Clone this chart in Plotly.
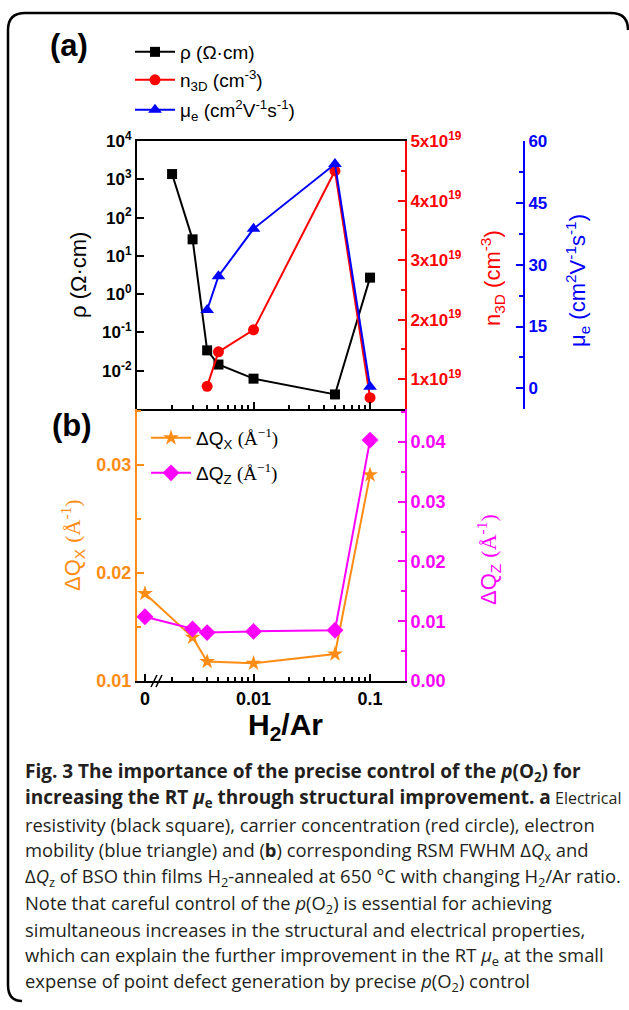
import plotly.graph_objects as go

W, H = 629, 1010
def X(px): return px / W
def Y(py): return 1 - py / H

# ---------------- data ----------------
H2AR_RHO = [0.002, 0.003, 0.004, 0.005, 0.01, 0.05, 0.1]
RHO = [1370, 27, 0.034, 0.0145, 0.0062, 0.0024, 2.7]
H2AR_N = [0.004, 0.005, 0.01, 0.05, 0.1]
N3D = [0.88e19, 1.46e19, 1.83e19, 4.50e19, 0.69e19]
H2AR_MU = [0.004, 0.005, 0.01, 0.05, 0.1]
MU = [19.0, 27.2, 38.7, 54.4, 0.4]
H2AR_B = [0, 0.003, 0.004, 0.01, 0.05, 0.1]
DQX = [0.0181, 0.01405, 0.0118, 0.01164, 0.0125, 0.0291]
DQZ = [0.01076, 0.0087, 0.0081, 0.0083, 0.0085, 0.0403]

RHO_TICKS = [1e-2, 1e-1, 1e0, 1e1, 1e2, 1e3, 1e4]
RHO_LABELS = ["10<sup>-2</sup>", "10<sup>-1</sup>", "10<sup>0</sup>", "10<sup>1</sup>",
              "10<sup>2</sup>", "10<sup>3</sup>", "10<sup>4</sup>"]
N_TICKS = [1e19, 2e19, 3e19, 4e19, 5e19]
N_LABELS = ["1x10<sup>19</sup>", "2x10<sup>19</sup>", "3x10<sup>19</sup>",
            "4x10<sup>19</sup>", "5x10<sup>19</sup>"]
MU_TICKS = [0, 15, 30, 45, 60]
DQX_TICKS = [0.01, 0.02, 0.03]
DQX_LABELS = ["0.01", "0.02", "0.03"]
DQZ_TICKS = [0.0, 0.01, 0.02, 0.03, 0.04]
DQZ_LABELS = ["0.00", "0.01", "0.02", "0.03", "0.04"]
X_TICK_LABELS = ["0", "0.01", "0.1"]

# position used for "0" on the broken log axis
ZERO_POS = 0.00117
def xmap(vals):
    return [ZERO_POS if v == 0 else v for v in vals]

X_MINOR = [0.002, 0.003, 0.004, 0.005, 0.006, 0.007, 0.008, 0.009,
           0.02, 0.03, 0.04, 0.05, 0.06, 0.07, 0.08, 0.09]

BLACK = "#000000"; RED = "#FF0000"; BLUE = "#0000FF"
ORANGE = "#FF8C14"; MAGENTA = "#FF00FF"
FONT = "Arial"
SERIF = "<span style='font-family:Liberation Serif, Times New Roman'>"

fig = go.Figure()
fig.add_trace(go.Scatter(x=H2AR_RHO, y=RHO, xaxis="x", yaxis="y", mode="lines+markers",
                         name="ρ (Ω·cm)", legend="legend", showlegend=True,
                         line=dict(color=BLACK, width=2),
                         marker=dict(symbol="square", size=10, color=BLACK)))
fig.add_trace(go.Scatter(x=H2AR_N, y=N3D, xaxis="x", yaxis="y2", mode="lines+markers",
                         name="n<sub>3D</sub> (cm<sup>-3</sup>)", legend="legend2", showlegend=True,
                         line=dict(color=RED, width=2),
                         marker=dict(symbol="circle", size=11, color=RED)))
fig.add_trace(go.Scatter(x=H2AR_MU, y=MU, xaxis="x", yaxis="y3", mode="lines+markers",
                         name="μ<sub>e</sub> (cm<sup>2</sup>V<sup>-1</sup>s<sup>-1</sup>)", legend="legend3",
                         showlegend=True,
                         line=dict(color=BLUE, width=2),
                         marker=dict(symbol="triangle-up", size=12, color=BLUE)))
fig.add_trace(go.Scatter(x=xmap(H2AR_B), y=DQX, xaxis="x2", yaxis="y4", mode="lines+markers",
                         name="ΔQ<sub>X</sub> " + SERIF + "(Å<sup>−1</sup>)</span>", legend="legend4",
                         showlegend=True,
                         line=dict(color=ORANGE, width=2),
                         marker=dict(symbol="star", size=12, color=ORANGE)))
fig.add_trace(go.Scatter(x=xmap(H2AR_B), y=DQZ, xaxis="x2", yaxis="y5", mode="lines+markers",
                         name="ΔQ<sub>Z</sub> " + SERIF + "(Å<sup>−1</sup>)</span>", legend="legend5",
                         showlegend=True,
                         line=dict(color=MAGENTA, width=2),
                         marker=dict(symbol="diamond", size=13, color=MAGENTA)))

xdom = [X(137), X(405)]
ya_dom = [Y(409), Y(141)]
yb_dom = [Y(681), Y(409)]
def tickfont(c, s=17):
    return dict(family=FONT, size=s, color=c, weight="bold")

common_x = dict(type="log", range=[-3, -0.7], showgrid=False, zeroline=False,
                showline=True, linecolor=BLACK, linewidth=2, ticks="inside",
                ticklen=7, tickwidth=2, tickcolor=BLACK, automargin=False,
                minor=dict(tickvals=X_MINOR, ticks="inside", ticklen=4, tickwidth=1.5, tickcolor=BLACK))
common_y = dict(showgrid=False, zeroline=False, showline=True, linewidth=2,
                ticks="inside", ticklen=7, tickwidth=2, automargin=False)

fig.update_layout(
    width=W, height=H, margin=dict(l=0, r=0, t=0, b=0, pad=0, autoexpand=False),
    paper_bgcolor="white", plot_bgcolor="rgba(0,0,0,0)",
    font=dict(family=FONT, color=BLACK),
    xaxis=dict(domain=xdom, anchor="y", showticklabels=False, mirror=True,
               tickvals=[0.01, 0.1], **common_x),
    xaxis2=dict(domain=xdom, anchor="y4", tickvals=[ZERO_POS, 0.01, 0.1],
                ticktext=X_TICK_LABELS, tickfont=tickfont(BLACK, 18), **common_x),
    yaxis=dict(domain=ya_dom, anchor="x", type="log", range=[-3, 4],
               tickvals=RHO_TICKS, ticktext=RHO_LABELS, tickfont=tickfont(BLACK),
               linecolor=BLACK, tickcolor=BLACK, **common_y),
    yaxis2=dict(overlaying="y", side="right", anchor="x", range=[0.5e19, 5e19],
                tickvals=N_TICKS, ticktext=N_LABELS, tickfont=tickfont(RED),
                linecolor=RED, tickcolor=RED, **common_y,
                minor=dict(tickvals=[1.5e19, 2.5e19, 3.5e19, 4.5e19], ticks="inside",
                           ticklen=4, tickwidth=1.5, tickcolor=RED)),
    yaxis3=dict(overlaying="y", side="right", anchor="free", position=X(524), range=[-5, 60],
                tickvals=MU_TICKS, tickfont=tickfont(BLUE),
                linecolor=BLUE, tickcolor=BLUE, **common_y,
                minor=dict(tickvals=[7.5, 22.5, 37.5, 52.5], ticks="inside",
                           ticklen=4, tickwidth=1.5, tickcolor=BLUE)),
    yaxis4=dict(domain=yb_dom, anchor="x2", range=[0.01, 0.0352],
                tickvals=DQX_TICKS, ticktext=DQX_LABELS, tickfont=tickfont(ORANGE, 18),
                linecolor=ORANGE, tickcolor=ORANGE, **common_y,
                minor=dict(tickvals=[0.015, 0.025, 0.035], ticks="inside",
                           ticklen=4, tickwidth=1.5, tickcolor=ORANGE)),
    yaxis5=dict(overlaying="y4", side="right", anchor="x2", range=[0, 0.0455],
                tickvals=DQZ_TICKS, ticktext=DQZ_LABELS, tickfont=tickfont(MAGENTA, 18),
                linecolor=MAGENTA, tickcolor=MAGENTA, **common_y,
                minor=dict(tickvals=[0.005, 0.015, 0.025, 0.035, 0.045], ticks="inside",
                           ticklen=4, tickwidth=1.5, tickcolor=MAGENTA)),
)

leg = dict(bgcolor="rgba(0,0,0,0)", borderwidth=0, xanchor="left", yanchor="middle",
           font=dict(family=FONT, size=19, color=BLACK), itemwidth=40)
fig.update_layout(
    legend=dict(x=X(130), y=Y(52), **leg),
    legend2=dict(x=X(130), y=Y(80), **leg),
    legend3=dict(x=X(130), y=Y(110), **leg),
    legend4=dict(x=X(146), y=Y(438), **leg),
    legend5=dict(x=X(146), y=Y(473), **leg),
)

ann = []
def add(text, x, y, size, color=BLACK, angle=0, xanchor="center", family=FONT, weight="normal"):
    ann.append(dict(text=text, x=X(x), y=Y(y), xref="paper", yref="paper", showarrow=False,
                    xanchor=xanchor, yanchor="middle", textangle=angle,
                    font=dict(family=family, size=size, color=color, weight=weight)))

add("(a)", 69, 45, 31, weight="bold")
add("(b)", 72, 426, 31, weight="bold")
add("ρ (Ω·cm)", 78, 275, 22, angle=-90)
add("n<sub>3D</sub> (cm<sup>-3</sup>)", 492, 278, 22, color=RED, angle=-90)
add("μ<sub>e</sub> (cm<sup>2</sup>V<sup>-1</sup>s<sup>-1</sup>)", 577, 281, 22, color=BLUE, angle=-90)
add("ΔQ<sub>X</sub> " + SERIF + "(Å<sup>-1</sup>)</span>", 72, 545, 22, color=ORANGE, angle=-90)
add("ΔQ<sub>Z</sub> " + SERIF + "(Å<sup>-1</sup>)</span>", 488, 560, 22, color=MAGENTA, angle=-90)
add("H<sub>2</sub>/Ar", 285, 726, 30, weight="bold")

B = '<span style="font-size:19px"><b>'
EB = '</b></span>'
CAPTION = [
    B + "Fig. 3 The importance of the precise control of the <i>p</i>(O<sub>2</sub>) for" + EB,
    B + "increasing the RT <i>μ</i><sub>e</sub> through structural improvement. a" + EB
      + '<span style="font-size:16px"> Electrical</span>',
    "resistivity (black square), carrier concentration (red circle), electron",
    "mobility (blue triangle) and (<b>b</b>) corresponding RSM FWHM Δ<i>Q</i><sub>x</sub> and",
    "Δ<i>Q</i><sub>z</sub> of BSO thin films H<sub>2</sub>-annealed at 650 °C with changing H<sub>2</sub>/Ar ratio.",
    "Note that careful control of the <i>p</i>(O<sub>2</sub>) is essential for achieving",
    "simultaneous increases in the structural and electrical properties,",
    "which can explain the further improvement in the RT <i>μ</i><sub>e</sub> at the small",
    "expense of point defect generation by precise <i>p</i>(O<sub>2</sub>) control",
]
for i, line in enumerate(CAPTION):
    add(line, 23, 772 + 26.3 * i, 18.4, color="#231F20", xanchor="left", family="Open Sans")

fig.update_layout(annotations=ann)

def p(px, py): return f"{X(px):.5f},{Y(py):.5f}"
shapes = [
    dict(type="path", xref="paper", yref="paper",
         path=f"M{p(628,30)} Q{p(628,13)} {p(611,13)} L{p(25,13)} Q{p(8,13)} {p(8,30)} "
              f"L{p(8,985)} Q{p(8,1001)} {p(22,1001)}",
         line=dict(color=BLACK, width=2.5)),
    dict(type="line", xref="paper", yref="paper", x0=X(151), y0=Y(687), x1=X(157), y1=Y(675),
         line=dict(color=BLACK, width=1.5)),
    dict(type="line", xref="paper", yref="paper", x0=X(156), y0=Y(687), x1=X(162), y1=Y(675),
         line=dict(color=BLACK, width=1.5)),
]
fig.update_layout(shapes=shapes)

fig.write_html("out.html", config={"displayModeBar": False},
               post_script="document.body.style.margin='0px';")
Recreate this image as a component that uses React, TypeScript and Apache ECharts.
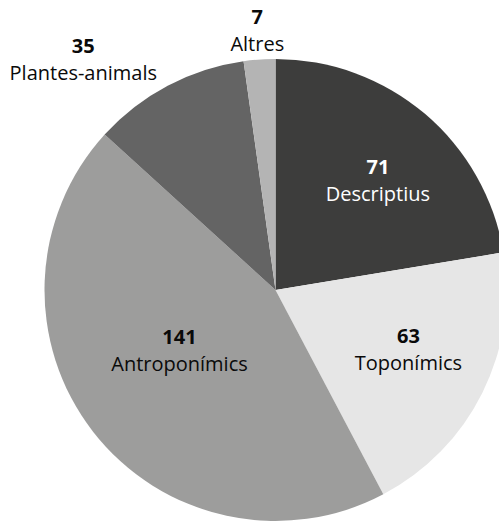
import React, { useEffect, useRef } from "react";
import * as echarts from "echarts";

const categories = ["Descriptius", "Toponímics", "Antroponímics", "Plantes-animals", "Altres"];
const values = [71, 63, 141, 35, 7];
const colors = ["#3d3d3c", "#e6e6e6", "#9d9d9c", "#646464", "#b4b4b4"];
const labelColors = ["#ffffff", "#0a0a0a", "#0a0a0a", "#0a0a0a", "#0a0a0a"];

// label anchor placement: [radius fraction, angle in degrees (math, counter-clockwise from +x)]
const labelPlacement: [number, number][] = [
  [0.65, 47],
  [0.63, -24],
  [0.49, -148],
  [1.3, 129.8],
  [1.13, 94],
];

const CX = 275.5;
const CY = 290;
const R = 231;

export default function App() {
  const ref = useRef<HTMLDivElement>(null);
  useEffect(() => {
    if (!ref.current) return;
    const chart = echarts.init(ref.current, null, { renderer: "svg" });
    chart.setOption({
      animation: false,
      backgroundColor: "#ffffff",
      series: [
        {
          type: "pie",
          center: [CX, CY],
          radius: [0, R],
          startAngle: 90,
          clockwise: true,
          silent: true,
          itemStyle: { borderWidth: 0 },
          labelLine: { show: false },
          label: {
            show: true,
            position: "inside",
            formatter: "{v|{c}}\n{n|{b}}",
            align: "center",
            verticalAlign: "middle",
            rich: {
              v: {
                fontFamily: "Open Sans",
                fontWeight: "bold",
                fontSize: 20,
                lineHeight: 27,
                align: "center",
              },
              n: {
                fontFamily: "Open Sans",
                fontSize: 20,
                lineHeight: 27,
                align: "center",
              },
            },
          },
          labelLayout: (params: any) => {
            const p = labelPlacement[params.dataIndex];
            const a = (p[1] * Math.PI) / 180;
            return {
              x: CX + p[0] * R * Math.cos(a),
              y: CY - p[0] * R * Math.sin(a),
              align: "center",
              verticalAlign: "middle",
            };
          },
          data: categories.map((name, i) => ({
            name,
            value: values[i],
            itemStyle: { color: colors[i] },
            label: {
              rich: {
                v: { color: labelColors[i] },
                n: { color: labelColors[i] },
              },
            },
          })),
        },
      ],
    });
    return () => chart.dispose();
  }, []);
  return (
    <div
      ref={ref}
      style={{ position: "fixed", left: 0, top: 0, width: 499, height: 522 }}
    />
  );
}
##############################
**Written problem**. Copy every line of the data that holds the string "React".

**Output**.
Recreate this image as a component that uses React, TypeScript and Apache ECharts.
import React, { useEffect, useRef } from "react";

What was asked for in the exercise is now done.